Why can’t African media have its own voice?

Editor, July and August 2010  had a series of events, mostly unrelated but with a bearing and perhaps a lesson or two for us Africans who have vehemently refused to think independently, but rather only to parrot and ‘regurgitate’ what  the west thinks is right, thus mortgaging our destiny to foreign interests. 

Friday, August 27, 2010

Editor,
 
July and August 2010  had a series of events, mostly unrelated but with a bearing and perhaps a lesson or two for us Africans who have vehemently refused to think independently, but rather only to parrot and ‘regurgitate’ what  the west thinks is right, thus mortgaging our destiny to foreign interests. 

One notable event was the Rwandan presidential election campaign, which I witnessed at close range. Till the eve of the election, the only word from the foreign media, parroted wholesome by our own African media was " ....no credible opposition’.

No democracy’...’’freedom of expression’...and similar blurbs.  I ask, "credible opposition” as defined by who and for who?  "Democracy” as defined by whom and for who? 

Please, I don’t not suffer bullying and arrogant stereotyping about who should define for us what we need. This was Candidate Kagame’s trade-mark slogan: "The Rwandan people know what they want”. Period. Full stop.

Half-way through the election campaign in Rwanda, CNN broadcast live Angela Merkel’s arrival and visit to China, the fifth since she took charge of Europe’s largest economy. What exactly pulls her, and all entire western powers, to China? 

Close on its heels in the same week CNN and RTL featured an interesting story. In the centre of Bucharest, the capital of Romania, 700 residents share three ‘ecological toilets’ (read ‘pit latrines). These residents are called Romas’.

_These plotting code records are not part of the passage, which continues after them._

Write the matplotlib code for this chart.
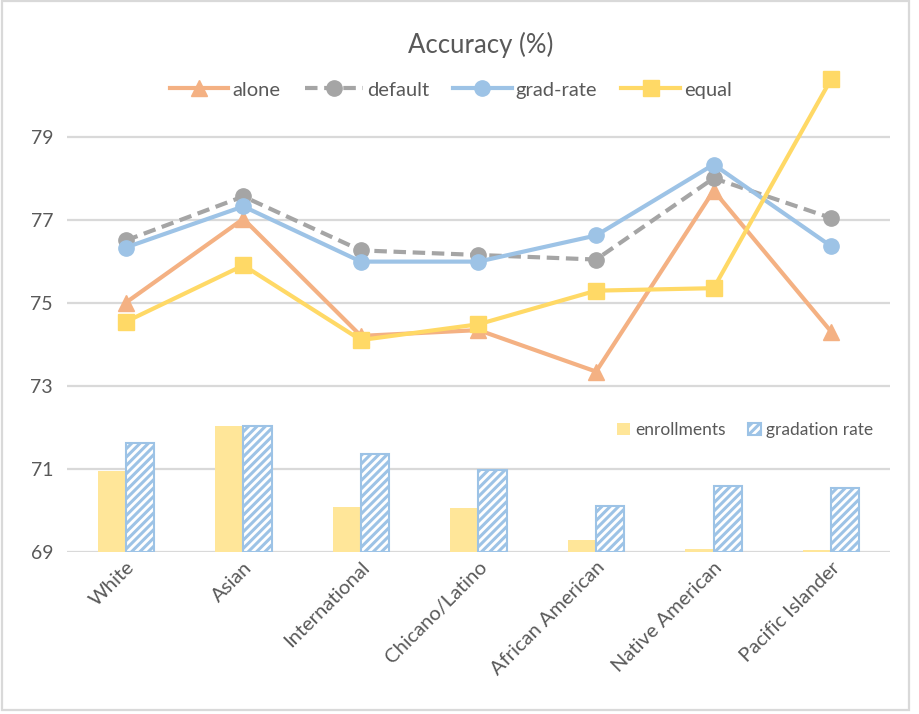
import matplotlib
matplotlib.use("Agg")
import matplotlib.pyplot as plt
import numpy as np
from matplotlib.patches import Rectangle

plt.rcParams['font.family'] = ['Lato', 'DejaVu Sans']
plt.rcParams['hatch.linewidth'] = 2.2

categories = ["White", "Asian", "International", "Chicano/Latino",
              "African American", "Native American", "Pacific Islander"]
alone = [75.0, 77.02, 74.2, 74.34, 73.34, 77.7, 74.3]
default = [76.5, 77.56, 76.26, 76.15, 76.04, 78.0, 77.04]
grad_rate = [76.33, 77.32, 75.99, 75.99, 76.62, 78.33, 76.36]
equal = [74.54, 75.9, 74.1, 74.48, 75.29, 75.35, 80.39]
enrollments = [70.95, 72.03, 70.08, 70.06, 69.28, 69.06, 69.04]
gradation_rate = [71.61, 72.03, 71.35, 70.97, 70.11, 70.58, 70.53]
yticks = [69, 71, 73, 75, 77, 79]

TXT = '#595959'
fig = plt.figure(figsize=(9.2, 7.14), dpi=100)
ax = fig.add_axes([67/920, 1-551.7/714, 823/920, 498/714])

x = np.arange(len(categories))
base = 69
bw = 0.24
b1 = ax.bar(x - bw/2, np.array(enrollments) - base, bw, bottom=base,
            color='#FFE699', edgecolor='none', zorder=2, label='enrollments')
b2 = ax.bar(x + bw/2, np.array(gradation_rate) - base, bw, bottom=base,
            facecolor='white', edgecolor='#9DC3E6', hatch='////', linewidth=1.5,
            zorder=2, label='gradation rate')

lw = 3.0
ms = 11
l1, = ax.plot(x, alone, color='#F4B183', lw=lw, marker='^', ms=ms, zorder=3, label='alone')
l2, = ax.plot(x, default, color='#A5A5A5', lw=lw, marker='o', ms=ms, zorder=3,
              linestyle=(0, (3, 1.6)), label='default')
l3, = ax.plot(x, grad_rate, color='#9DC3E6', lw=lw, marker='o', ms=ms, zorder=4, label='grad-rate')
l4, = ax.plot(x, equal, color='#FFD966', lw=lw, marker='s', ms=ms, zorder=4, label='equal')

ax.set_xlim(-0.5, len(categories) - 0.5)
ax.set_ylim(69, 81)
ax.set_yticks(yticks)
ax.set_yticklabels([str(v) for v in yticks], fontsize=14, color=TXT)
ax.set_xticks(x)
ax.set_xticklabels(categories, rotation=45, ha='right', va='top',
                   rotation_mode='anchor', fontsize=14.5, color=TXT)
ax.tick_params(axis='both', length=0)
ax.tick_params(axis='y', pad=10)
ax.tick_params(axis='x', pad=5)
for s in ax.spines.values():
    s.set_visible(False)
ax.grid(axis='y', color='#D9D9D9', lw=1.6, zorder=0)
ax.set_axisbelow(True)

fig.text(0.523, 1-45/714, 'Accuracy (%)', ha='center', va='center', fontsize=18.5, color=TXT)

leg1 = fig.legend(handles=[l1, l2, l3, l4], loc='center', bbox_to_anchor=(0.49, 1-90/714),
                  ncol=4, frameon=False, fontsize=14.5, handlelength=2.9,
                  handletextpad=0.2, columnspacing=1.2, labelcolor=TXT)
leg2 = fig.legend(handles=[b1, b2], loc='center', bbox_to_anchor=(745/920, 1-430/714),
                  ncol=2, frameon=False, fontsize=12.5, handlelength=0.75, handleheight=0.75,
                  handletextpad=0.3, columnspacing=1.3, labelcolor=TXT)

fig.patches.append(Rectangle((2/920, 4/714), 907/920, 709/714, transform=fig.transFigure,
                             fill=False, edgecolor='#D9D9D9', lw=1.6))

fig.savefig('out.png', dpi=100, facecolor='white')
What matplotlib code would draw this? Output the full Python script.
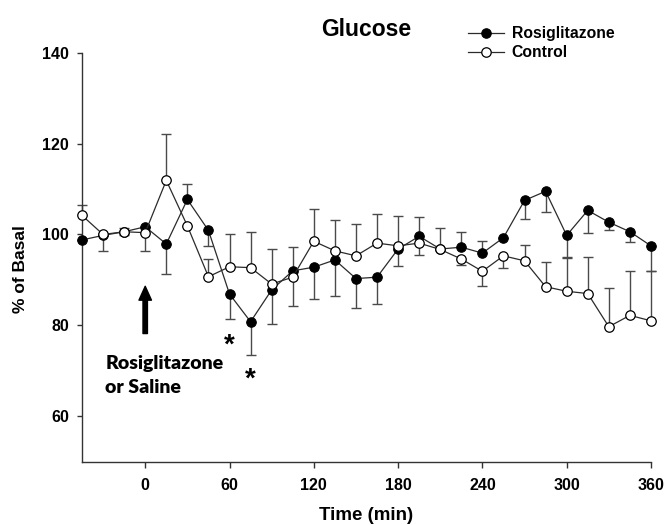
import matplotlib
matplotlib.use('Agg')
import matplotlib.pyplot as plt

plt.rcParams['font.family'] = ['Liberation Sans', 'DejaVu Sans']
plt.rcParams['font.weight'] = 'bold'

# time points (min)
time = [-45, -30, -15, 0, 15, 30, 45, 60, 75, 90, 105, 120, 135, 150,
        165, 180, 195, 210, 225, 240, 255, 270, 285, 300, 315, 330, 345, 360]

rosi = [98.8, 99.8, 100.6, 101.7, 97.9, 107.7, 100.9, 86.9, 80.8, 87.8,
        92.0, 92.8, 94.4, 90.3, 90.6, 96.8, 99.6, 96.8, 97.2, 95.9,
        99.3, 107.5, 109.5, 99.8, 105.3, 102.7, 100.6, 97.5]
rosi_err_dn = [0, 3.4, 0, 0, 6.6, 0, 3.5, 5.5, 7.3, 7.6,
               7.7, 7.0, 7.9, 6.5, 5.8, 3.7, 0, 0, 0, 0,
               0, 4.1, 4.6, 5.0, 5.0, 1.7, 2.3, 5.5]
rosi_err_up = [0, 0, 0.9, 0, 0, 3.3, 0, 0, 0, 0,
               0, 0, 0, 0, 0, 0, 4.2, 4.6, 3.3, 2.6,
               0, 0, 0, 0, 0, 0, 0, 0]

ctrl = [104.2, 100.0, 100.6, 100.4, 111.9, 101.9, 90.7, 92.9, 92.7, 89.1,
        90.6, 98.5, 96.4, 95.3, 98.1, 97.5, 98.1, 96.7, 94.6, 91.9,
        95.3, 94.2, 88.5, 87.5, 87.0, 79.7, 82.2, 81.0]
ctrl_err_dn = [0, 0, 0.7, 4.0, 0, 0, 0, 0, 0, 0,
               0, 0, 0, 0, 0, 0, 2.6, 0, 1.3, 3.2,
               2.7, 0, 0, 0, 0, 0, 0, 0]
ctrl_err_up = [2.2, 0, 0, 0, 10.3, 0, 3.9, 7.1, 7.8, 7.8,
               6.7, 7.1, 6.7, 7.0, 6.3, 6.5, 0, 0, 0, 0,
               0, 3.5, 5.5, 7.5, 8.1, 8.5, 9.8, 11.0]

fig = plt.figure(figsize=(6.65, 5.25), dpi=100)
ax = fig.add_axes([0.1233, 0.1206, 0.8556, 0.779])

line_col = '#2b2b2b'
err_col = '#4a4a4a'

ax.errorbar(time, rosi, yerr=[rosi_err_dn, rosi_err_up], fmt='none', ecolor=err_col,
            elinewidth=1.0, capsize=3.5, capthick=1.0, zorder=2, clip_on=False)
ax.errorbar(time, ctrl, yerr=[ctrl_err_dn, ctrl_err_up], fmt='none', ecolor=err_col,
            elinewidth=1.0, capsize=3.5, capthick=1.0, zorder=2, clip_on=False)

ax.plot(time, rosi, color=line_col, lw=0.9, marker='o', markersize=6.8,
        markerfacecolor='black', markeredgecolor='black', markeredgewidth=0.8,
        label='Rosiglitazone', zorder=3, clip_on=False)
ax.plot(time, ctrl, color=line_col, lw=0.9, marker='o', markersize=6.8,
        markerfacecolor='white', markeredgecolor='black', markeredgewidth=0.9,
        label='Control', zorder=4, clip_on=False)

# injection arrow and note
ax.annotate('', xy=(0, 88.6), xytext=(0, 78.2),
            arrowprops=dict(width=3.2, headwidth=9, headlength=10, shrink=0,
                            color='black'))
ax.text(-28.5, 70.4, 'Rosiglitazone', fontsize=14, fontweight='heavy',
        family=['Lato', 'DejaVu Sans'], va='baseline', ha='left')
ax.text(-28.5, 65.1, 'or Saline', fontsize=14, fontweight='heavy',
        family=['Lato', 'DejaVu Sans'], va='baseline', ha='left')

# significance marks
ax.text(60, 75.6, '*', fontsize=20, ha='center', va='center')
ax.text(75, 68.1, '*', fontsize=20, ha='center', va='center')

ax.set_xlim(-45, 360)
ax.set_ylim(50, 140)
ax.set_xticks([0, 60, 120, 180, 240, 300, 360])
ax.set_yticks([60, 80, 100, 120, 140])

for s in ['top', 'right']:
    ax.spines[s].set_visible(False)
for s in ['left', 'bottom']:
    ax.spines[s].set_linewidth(1.0)
    ax.spines[s].set_color('#333333')

ax.tick_params(axis='x', direction='out', length=4, width=1, pad=8, labelsize=11.5,
               color='#333333')
ax.tick_params(axis='y', direction='out', length=3.3, width=1, pad=6, labelsize=11.5,
               color='#333333')
for lab in ax.get_xticklabels() + ax.get_yticklabels():
    lab.set_fontweight('bold')

ax.set_xlabel('Time (min)', fontsize=13.5, fontweight='bold', labelpad=10)
ax.set_ylabel('% of Basal', fontsize=12.5, fontweight='bold')
ax.yaxis.set_label_coords(-0.095, 0.47)

ax.set_title('Glucose', fontsize=16.5, fontweight='bold', pad=12)

leg = ax.legend(loc='center left', bbox_to_anchor=(467.6 / 665, 1 - 43.3 / 525),
                bbox_transform=fig.transFigure, frameon=False, fontsize=11.3,
                handlelength=2.3, handletextpad=0.5, labelspacing=0.25,
                borderpad=0, borderaxespad=0)

fig.savefig('out.png', dpi=100)
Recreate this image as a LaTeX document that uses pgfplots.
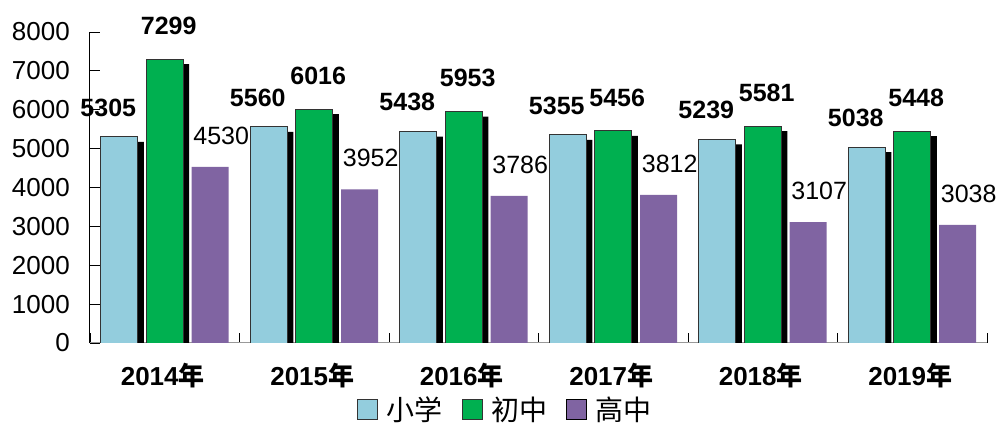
\documentclass[border=0pt]{standalone}
\usepackage{pgfplots}
\pgfplotsset{compat=1.18}
\usepackage{fontspec}
\setmainfont{Liberation Sans}
\newfontfamily\cjk{Noto Sans CJK SC}
\definecolor{cA}{HTML}{93CDDD}
\definecolor{cB}{HTML}{00B050}
\definecolor{cC}{HTML}{8064A2}
\begin{document}
\begin{tikzpicture}[x=1pt,y=1pt]
\path[use as bounding box] (-90,-82) rectangle (915,343);
\begin{axis}[
  at={(0pt,0pt)}, anchor=south west,
  scale only axis, width=897pt, height=311pt,
  xmin=-0.5, xmax=5.5, ymin=0, ymax=8000,
  axis lines*=left,
  ybar, bar width=0.2475,
  legend image code/.code={\draw[#1] (0pt,-10pt) rectangle (20pt,10pt);},
  tick align=inside,
  xtick={0,...,5},
  xticklabels={{2014{\cjk 年}},{2015{\cjk 年}},{2016{\cjk 年}},{2017{\cjk 年}},{2018{\cjk 年}},{2019{\cjk 年}}},
  minor xtick={-0.5,0.5,...,5.5},
  major x tick style={draw=none},
  minor tick length=10pt, major tick length=10pt,
  ytick={0,1000,...,8000},
  scaled y ticks=false,
  /pgf/number format/1000 sep={},
  /pgf/number format/assume math mode=true,
  yticklabel style={anchor=east, inner sep=0pt, xshift=-20pt, font=\fontsize{26}{30}\selectfont},
  xticklabel style={anchor=north, inner sep=0pt, yshift=-20pt, xshift=-2pt, font=\bfseries\fontsize{26}{30}\selectfont},
  x axis line style={draw=gray!80, line width=1pt},
  y axis line style={draw=black, line width=1pt},
  every tick/.style={black, line width=0.8pt},
  legend columns=3,
  legend style={draw=none, fill=none, at={(axis description cs:0.463,-0.213)}, anchor=center,
    font=\cjk\fontsize{28}{31}\selectfont,
    /tikz/every odd column/.append style={column sep=7pt},
    /tikz/every even column/.append style={column sep=17pt}},
]
% shadows
\addplot[forget plot, fill=black, draw=none, bar shift=-0.304, xshift=6pt, yshift=-5pt]
  coordinates {(0,5305) (1,5560) (2,5438) (3,5355) (4,5239) (5,5038)};
\addplot[forget plot, fill=black, draw=none, bar shift=0, xshift=6pt, yshift=-5pt]
  coordinates {(0,7299) (1,6016) (2,5953) (3,5456) (4,5581) (5,5448)};
% bars
\addplot[fill=cA, draw=black!80, line width=0.8pt, bar shift=-0.304,
  nodes near coords,
  every node near coord/.append style={font=\bfseries\fontsize{25}{30}\selectfont, anchor=south, inner sep=0pt, xshift=-11pt, yshift=20pt, draw=none, fill=none}]
  coordinates {(0,5305) (1,5560) (2,5438) (3,5355) (4,5239) (5,5038)};
\addlegendentry{小学}
\addplot[fill=cB, draw=black!80, line width=0.8pt, bar shift=0,
  nodes near coords,
  every node near coord/.append style={font=\bfseries\fontsize{25}{30}\selectfont, anchor=south, inner sep=0pt, xshift=4pt, yshift=24pt, draw=none, fill=none}]
  coordinates {(0,7299) (1,6016) (2,5953) (3,5456) (4,5581) (5,5448)};
\addlegendentry{初中}
\addplot[fill=cC, draw=none, bar shift=0.304,
  nodes near coords,
  every node near coord/.append style={font=\fontsize{25}{30}\selectfont, anchor=south, inner sep=0pt, xshift=11pt, yshift=22pt, draw=none, fill=none}]
  coordinates {(0,4530) (1,3952) (2,3786) (3,3812) (4,3107) (5,3038)};
\addlegendentry{高中}
\end{axis}
\end{tikzpicture}
\end{document}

France is currently deporting them as illegal immigrants back to Romania yet none of this forms headlines or talk-show topics for our own media houses who, even before Kagame is sworn in, are already debating whether he will  go for a third term.  The Kenyan constitutional referendum passed ‘unnoticed’ because there were no bodies and burning houses on our computer and television screens.

I am yet to find an answer to an irritating question posed by my friend as we discussed this, while savoring a tasty grilled rabbit in an exquisite hotel in southern Rwanda, "what is it about Africans that makes us so wont to self-flagellation”?